The sport itself is an 18th-century tradition from Ireland and England, an outgrowth of foxhunting and less formal races to local landmarks. Now, Thoroughbred horses race up to 4 miles across rural tracks, hurdling fences at high speeds before reaching the finish line. And though many steeplechase horses come from racing on flat tracks (like those used for the Kentucky Derby or Belmont Stakes), the event is quite unlike any other. "It's a totally different sport than show jumping or dressage or any other kind of competition," says Lampton. "It's an extreme sport."
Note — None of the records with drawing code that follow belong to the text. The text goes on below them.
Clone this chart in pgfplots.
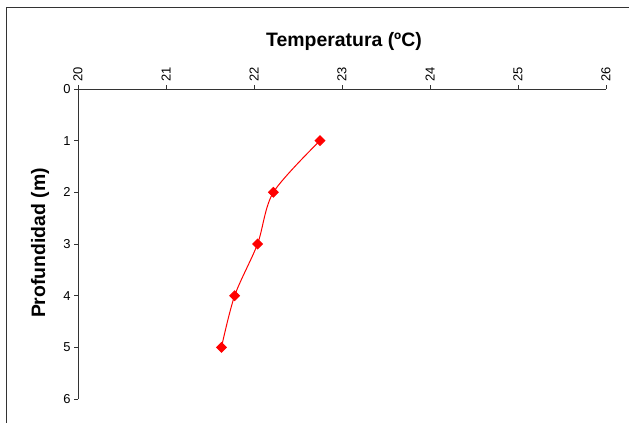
\documentclass[border=0pt]{standalone}
\usepackage{fontspec}
\setmainfont{Liberation Sans}
\usepackage{pgfplots}
\pgfplotsset{compat=1.18}
\begin{document}
\begin{tikzpicture}
\useasboundingbox (0bp,0bp) rectangle (629bp,423bp);
\draw[line width=1bp, black!80] (6bp,0bp) -- (6bp,415bp) -- (629bp,415bp);
\begin{axis}[
  at={(78bp,24bp)}, anchor=south west,
  scale only axis, width=528bp, height=310bp,
  xmin=20, xmax=26, ymin=0, ymax=6, y dir=reverse,
  axis x line=top, axis y line=left,
  axis line style={-, line width=0.8bp, black!80},
  tick align=outside, major tick length=4bp,
  tick style={line width=0.8bp, black!80},
  xtick={20,...,26}, ytick={0,...,6},
  xticklabel style={rotate=90, anchor=west, font=\fontsize{13}{15}\selectfont},
  yticklabel style={font=\fontsize{13}{15}\selectfont},
  /pgf/number format/assume math mode=true,
  clip=false,
]
\addplot[red, line width=1bp, smooth, tension=0.5, mark=square*, mark size=3.4bp, mark options={solid, fill=red, rotate=45}]
coordinates {(22.75,1) (22.22,2) (22.04,3) (21.78,4) (21.63,5)};
\end{axis}
\node[font=\bfseries\fontsize{19.5}{22}\selectfont, anchor=base] at (344bp,376.3bp) {Temperatura (ºC)};
\node[font=\bfseries\fontsize{19.5}{22}\selectfont, rotate=90, anchor=base] at (45bp,180bp) {Profundidad (m)};
\end{tikzpicture}
\end{document}
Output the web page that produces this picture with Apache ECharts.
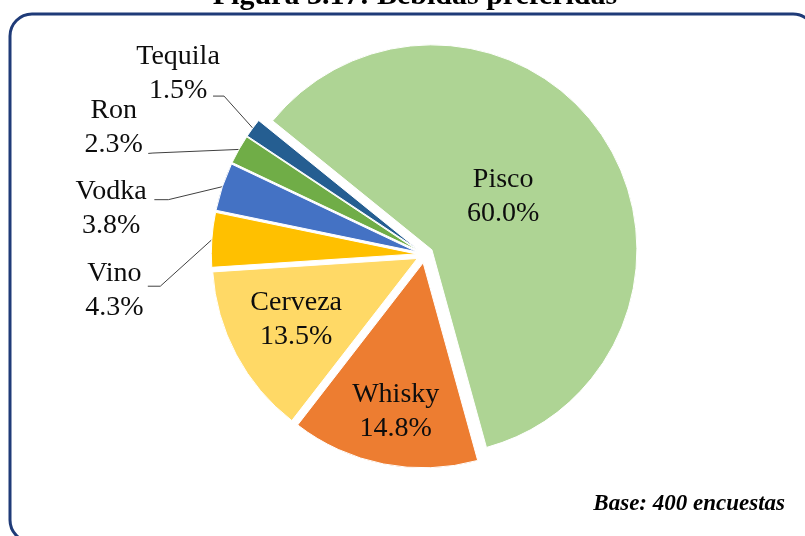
<!DOCTYPE html>
<html>
<head>
<meta charset="utf-8">
<script src="https://cdn.jsdelivr.net/npm/echarts@6/dist/echarts.min.js"></script>
<style>
  html, body { margin: 0; padding: 0; background: #ffffff; }
  #chart { width: 805px; height: 536px; }
</style>
</head>
<body>
<div id="chart"></div>
<script>
// ---- data ----
const categories = ['Pisco', 'Whisky', 'Cerveza', 'Vino', 'Vodka', 'Ron', 'Tequila'];
const shares = [60.0, 14.8, 13.5, 4.3, 3.8, 2.3, 1.5];
const titleText = 'Figura 3.17: Bebidas preferidas';
const noteText = 'Base: 400 encuestas';

// ---- style ----
const sliceColors = ['#AED494', '#ED7D31', '#FFD966', '#FFC000', '#4472C4', '#70AD47', '#255E91'];
const insideNames = ['Pisco', 'Whisky', 'Cerveza'];
// shift of inside labels from their default position (px)
const insideShift = { Pisco: [-17, 5], Whisky: [-7, 45], Cerveza: [-28, 12] };
// outside labels: label centre, leader end and knee relative to the slice-edge anchor (px)
const outsidePlace = {
  Vino:    { c: [-97.5, 51.3],  end: [-64, 46.5],  knee: [-51.5, 46.5] },
  Vodka:   { c: [-111.3, 22.4], end: [-68, 13],    knee: [-54, 13] },
  Ron:     { c: [-125.2, -21.5], end: [-90.7, 4],  knee: [-86, 3.6] },
  Tequila: { c: [-74.7, -54.5], end: [-39.7, -32], knee: [-28.7, -32] }
};
const serif = '"Liberation Serif", "Times New Roman", serif';

const chart = echarts.init(document.getElementById('chart'), null, { renderer: 'canvas' });

const data = categories.map((name, i) => {
  const inside = insideNames.indexOf(name) >= 0;
  return {
    name: name,
    value: shares[i],
    selected: true,
    itemStyle: { color: sliceColors[i] },
    label: { position: inside ? 'inside' : 'outside' },
    labelLine: { show: !inside }
  };
});

chart.setOption({
  animation: false,
  graphic: [
    {
      type: 'rect',
      shape: { x: 10, y: 14, width: 805, height: 528, r: 22 },
      style: { fill: 'none', stroke: '#1F3B78', lineWidth: 3 },
      z: 1
    },
    {
      type: 'text',
      x: 415, y: -3.5,
      style: { text: titleText, font: 'bold 30px ' + serif, fill: '#000', align: 'center', verticalAlign: 'middle' },
      z: 2
    },
    {
      type: 'text',
      x: 785, y: 504,
      style: { text: noteText, font: 'italic bold 23px ' + serif, fill: '#000', align: 'right', verticalAlign: 'middle' },
      z: 2
    }
  ],
  series: [{
    type: 'pie',
    center: [424.8, 254.5],
    radius: 205,
    startAngle: 141,
    clockwise: true,
    selectedMode: 'multiple',
    selectedOffset: 8.5,
    avoidLabelOverlap: false,
    emphasis: { disabled: true },
    itemStyle: { borderColor: '#ffffff', borderWidth: 1 },
    label: {
      fontFamily: serif,
      fontSize: 28,
      lineHeight: 34,
      color: '#0d0d0d',
      align: 'center',
      formatter: p => p.name + '\n' + p.value.toFixed(1) + '%'
    },
    labelLine: { length: 10, length2: 10, lineStyle: { color: '#404040', width: 1 } },
    labelLayout: function (p) {
      const name = categories[p.dataIndex];
      const r = p.labelRect;
      if (insideShift[name]) {
        return { dx: insideShift[name][0], dy: insideShift[name][1] };
      }
      const cfg = outsidePlace[name];
      const a = p.labelLinePoints[0];
      const anchorX = r.x + r.width;
      const anchorY = r.y + r.height / 2;
      return {
        dx: a[0] + cfg.c[0] - anchorX,
        dy: a[1] + cfg.c[1] - anchorY,
        align: 'center',
        verticalAlign: 'middle',
        labelLinePoints: [
          [a[0], a[1]],
          [a[0] + cfg.knee[0], a[1] + cfg.knee[1]],
          [a[0] + cfg.end[0], a[1] + cfg.end[1]]
        ]
      };
    },
    data: data
  }]
});
</script>
</body>
</html>
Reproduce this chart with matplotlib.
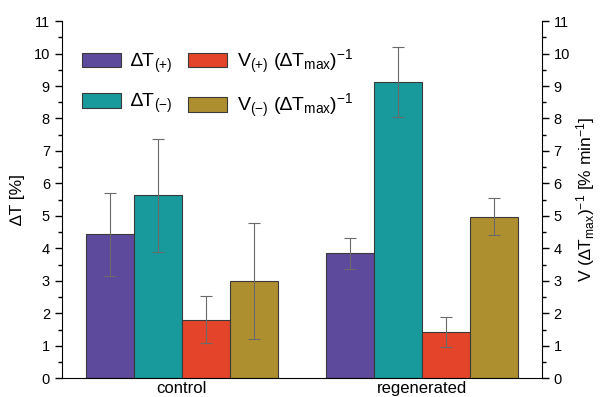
import matplotlib
matplotlib.use("Agg")
import matplotlib.pyplot as plt
import numpy as np

plt.rcParams['font.family'] = ['Liberation Sans', 'DejaVu Sans']
plt.rcParams['mathtext.fontset'] = 'custom'
plt.rcParams['mathtext.rm'] = 'Liberation Sans'
plt.rcParams['mathtext.it'] = 'Liberation Sans'

groups = ['control', 'regenerated']
series_labels = ['∆T$_{(+)}$', '∆T$_{(-)}$', 'V$_{(+)}$ (∆T$_{max}$)$^{-1}$', 'V$_{(-)}$ (∆T$_{max}$)$^{-1}$']
dT_plus = [4.43, 3.85]
dT_plus_err = [1.28, 0.48]
dT_minus = [5.63, 9.12]
dT_minus_err = [1.75, 1.07]
V_plus = [1.80, 1.43]
V_plus_err = [0.72, 0.47]
V_minus = [3.00, 4.97]
V_minus_err = [1.78, 0.57]

colors = ['#5e4a9c', '#189a9c', '#e4452a', '#ae8f2f']
values = [dT_plus, dT_minus, V_plus, V_minus]
errors = [dT_plus_err, dT_minus_err, V_plus_err, V_minus_err]

fig = plt.figure(figsize=(6, 3.97), dpi=100)
ax = fig.add_axes([0.103, 0.047, 0.8, 0.9])
x = np.arange(len(groups))
w = 0.2
handles = []
for i, (v, e, c, lab) in enumerate(zip(values, errors, colors, series_labels)):
    b = ax.bar(x + (i - 1.5) * w, v, w, color=c, edgecolor='#3a3a3a', linewidth=0.8,
               yerr=e, error_kw=dict(ecolor='#6a6a6a', elinewidth=0.8, capsize=4, capthick=0.8),
               label=lab)
    handles.append(b)

ax.set_xlim(-0.5, 1.5)
ax.set_ylim(0, 11)
ax.set_xticks(x)
ax.set_xticklabels(groups, fontsize=12)
ax.tick_params(axis='x', length=0, pad=2)
ax.set_yticks(np.arange(0, 12, 1))
ax.set_yticks(np.arange(0.5, 11, 1), minor=True)
ax.tick_params(axis='y', which='major', direction='out', length=5, labelsize=10.5, width=1)
ax.tick_params(axis='y', which='minor', direction='out', length=3, width=1)
ax.spines['top'].set_visible(False)
ax.spines['right'].set_visible(False)
ax.set_ylabel('∆T [%]', fontsize=12.5, labelpad=6)

ax2 = ax.twinx()
ax2.set_ylim(0, 11)
ax2.set_yticks(np.arange(0, 12, 1))
ax2.set_yticks(np.arange(0.5, 11, 1), minor=True)
ax2.tick_params(axis='y', which='major', direction='out', length=5, labelsize=10.5, width=1)
ax2.tick_params(axis='y', which='minor', direction='out', length=3, width=1)
ax2.spines['top'].set_visible(False)
ax2.spines['left'].set_visible(False)
ax2.spines['bottom'].set_visible(False)
ax2.set_ylabel('V (∆T$_{max}$)$^{-1}$ [% min$^{-1}$]', fontsize=12.5, labelpad=3)

leg = ax.legend(handles=handles, labels=series_labels, ncol=2, frameon=False,
                loc='upper left', bbox_to_anchor=(0.005, 0.975), fontsize=14,
                handlelength=2.0, handleheight=0.75, labelspacing=0.85,
                columnspacing=0.8, handletextpad=0.5)

fig.savefig('out.png', dpi=100)
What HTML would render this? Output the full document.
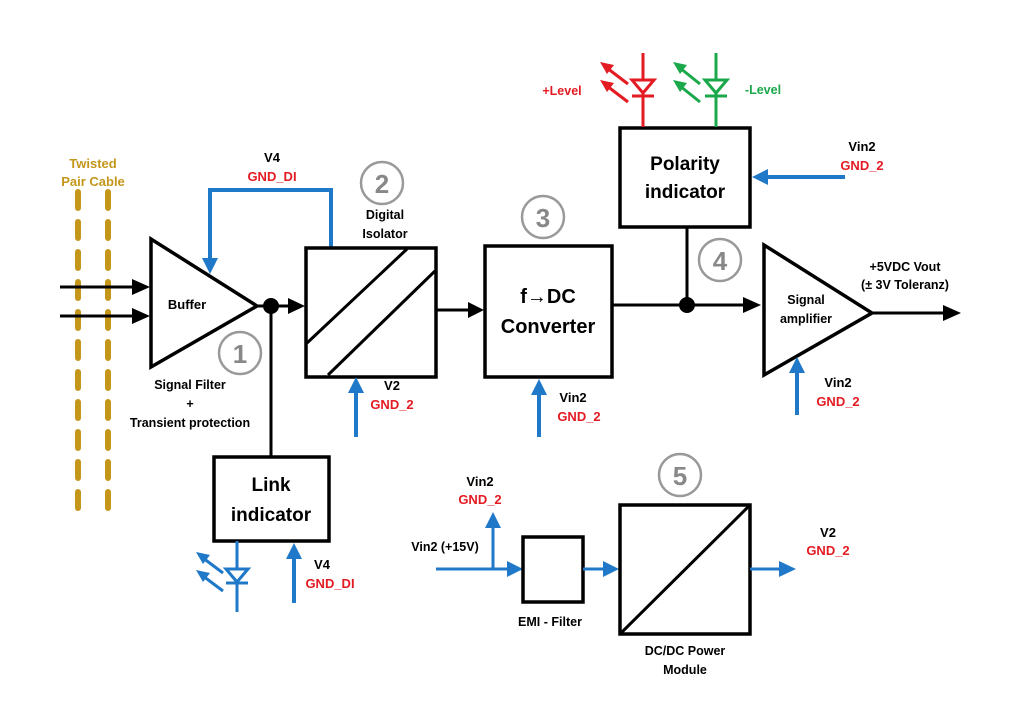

Most jockeys, like Bernie Dalton, compete as professional riders and travel from all over the globe to participate in races.
Brown W. Cannon III

There's a certain adrenaline rush from watching the horses clear unnervingly tall, rigid obstacles at full speed. That feeling is even greater for the jockeys, who come from all corners of the world to participate in the races. "There is nothing more powerful and exciting than being on a really good, fit horse, rolling into those jumps at 25 or 30 miles per hour," he says. "You are in the moment. That horse's power is amazing, and others are coming in around you—behind and beside you—and you're rolling into that jump, hoping things go well."

At The Steeplechase at Callaway Gardens, Thoroughbreds race across a 3-mile track and hurdle 52-inch-tall "fences."
Brown W. Cannon III

Lampton had to work to sell the town on jump racing though. When he first set out to bring the event to Columbus as a way to raise money for the community, he had some explaining to do.

"I really wanted to do something for the local chamber of commerce that was memorable and would also be new for Columbus—something that I loved. So I began to tell everybody that we were going to have a steeplechase," he says. "And they said, "What is that?" So that's where we started from."

Kids practice before the stick-pony race.
Brown W. Cannon III

Now, the one-day race has grown to benefit five different arts organizations in and around Columbus, from the Historic Columbus Foundation to the Columbus Symphony Orchestra, as well as the Ida Cason Callaway Foundation. Over the years, The Steeplechase at Callaway Gardens has donated over $4 million to the roster of causes.

But the day is neither pure sport nor pure fund-raiser. It's a fixture on social calendars each year, a chance for everyone to get together in one place for a special event. "The real goal of starting it was to give Columbus a jewel—its own thing that was different," Lampton says. "I think we've achieved that, and we've got a lot of folks who have grown up with it over the last 30 or so years. They brought all their college buddies, and now they bring their children. It really continues on as a family tradition."

Jack Russell terriers sprint down a tiny track of their own.
Brown W. Cannon III

Where to Stay

Check into one of Callaway Resort & Gardens' four accommodations—The Lodge and Spa, the Cottages, the Villas, or the Mountain Creek Inn—to be just a few minutes away from all the action (rooms from $119 per night; callawaygardens.com). Or book special race-weekend packages, which include a stay at a Cottage, Villa, or room at the Lodge; event tickets; a shuttle or parking pass; breakfast; and admission to the gardens all weekend long.

What to Do

When the race is over, swap big hats for hiking boots and helmets, and head out to explore the property. With tennis courts, a spa, hiking trails, gardens, golf courses, and 13 lakes for fishing, there's more than enough offered to fill the rest of the weekend. Rates vary by activity.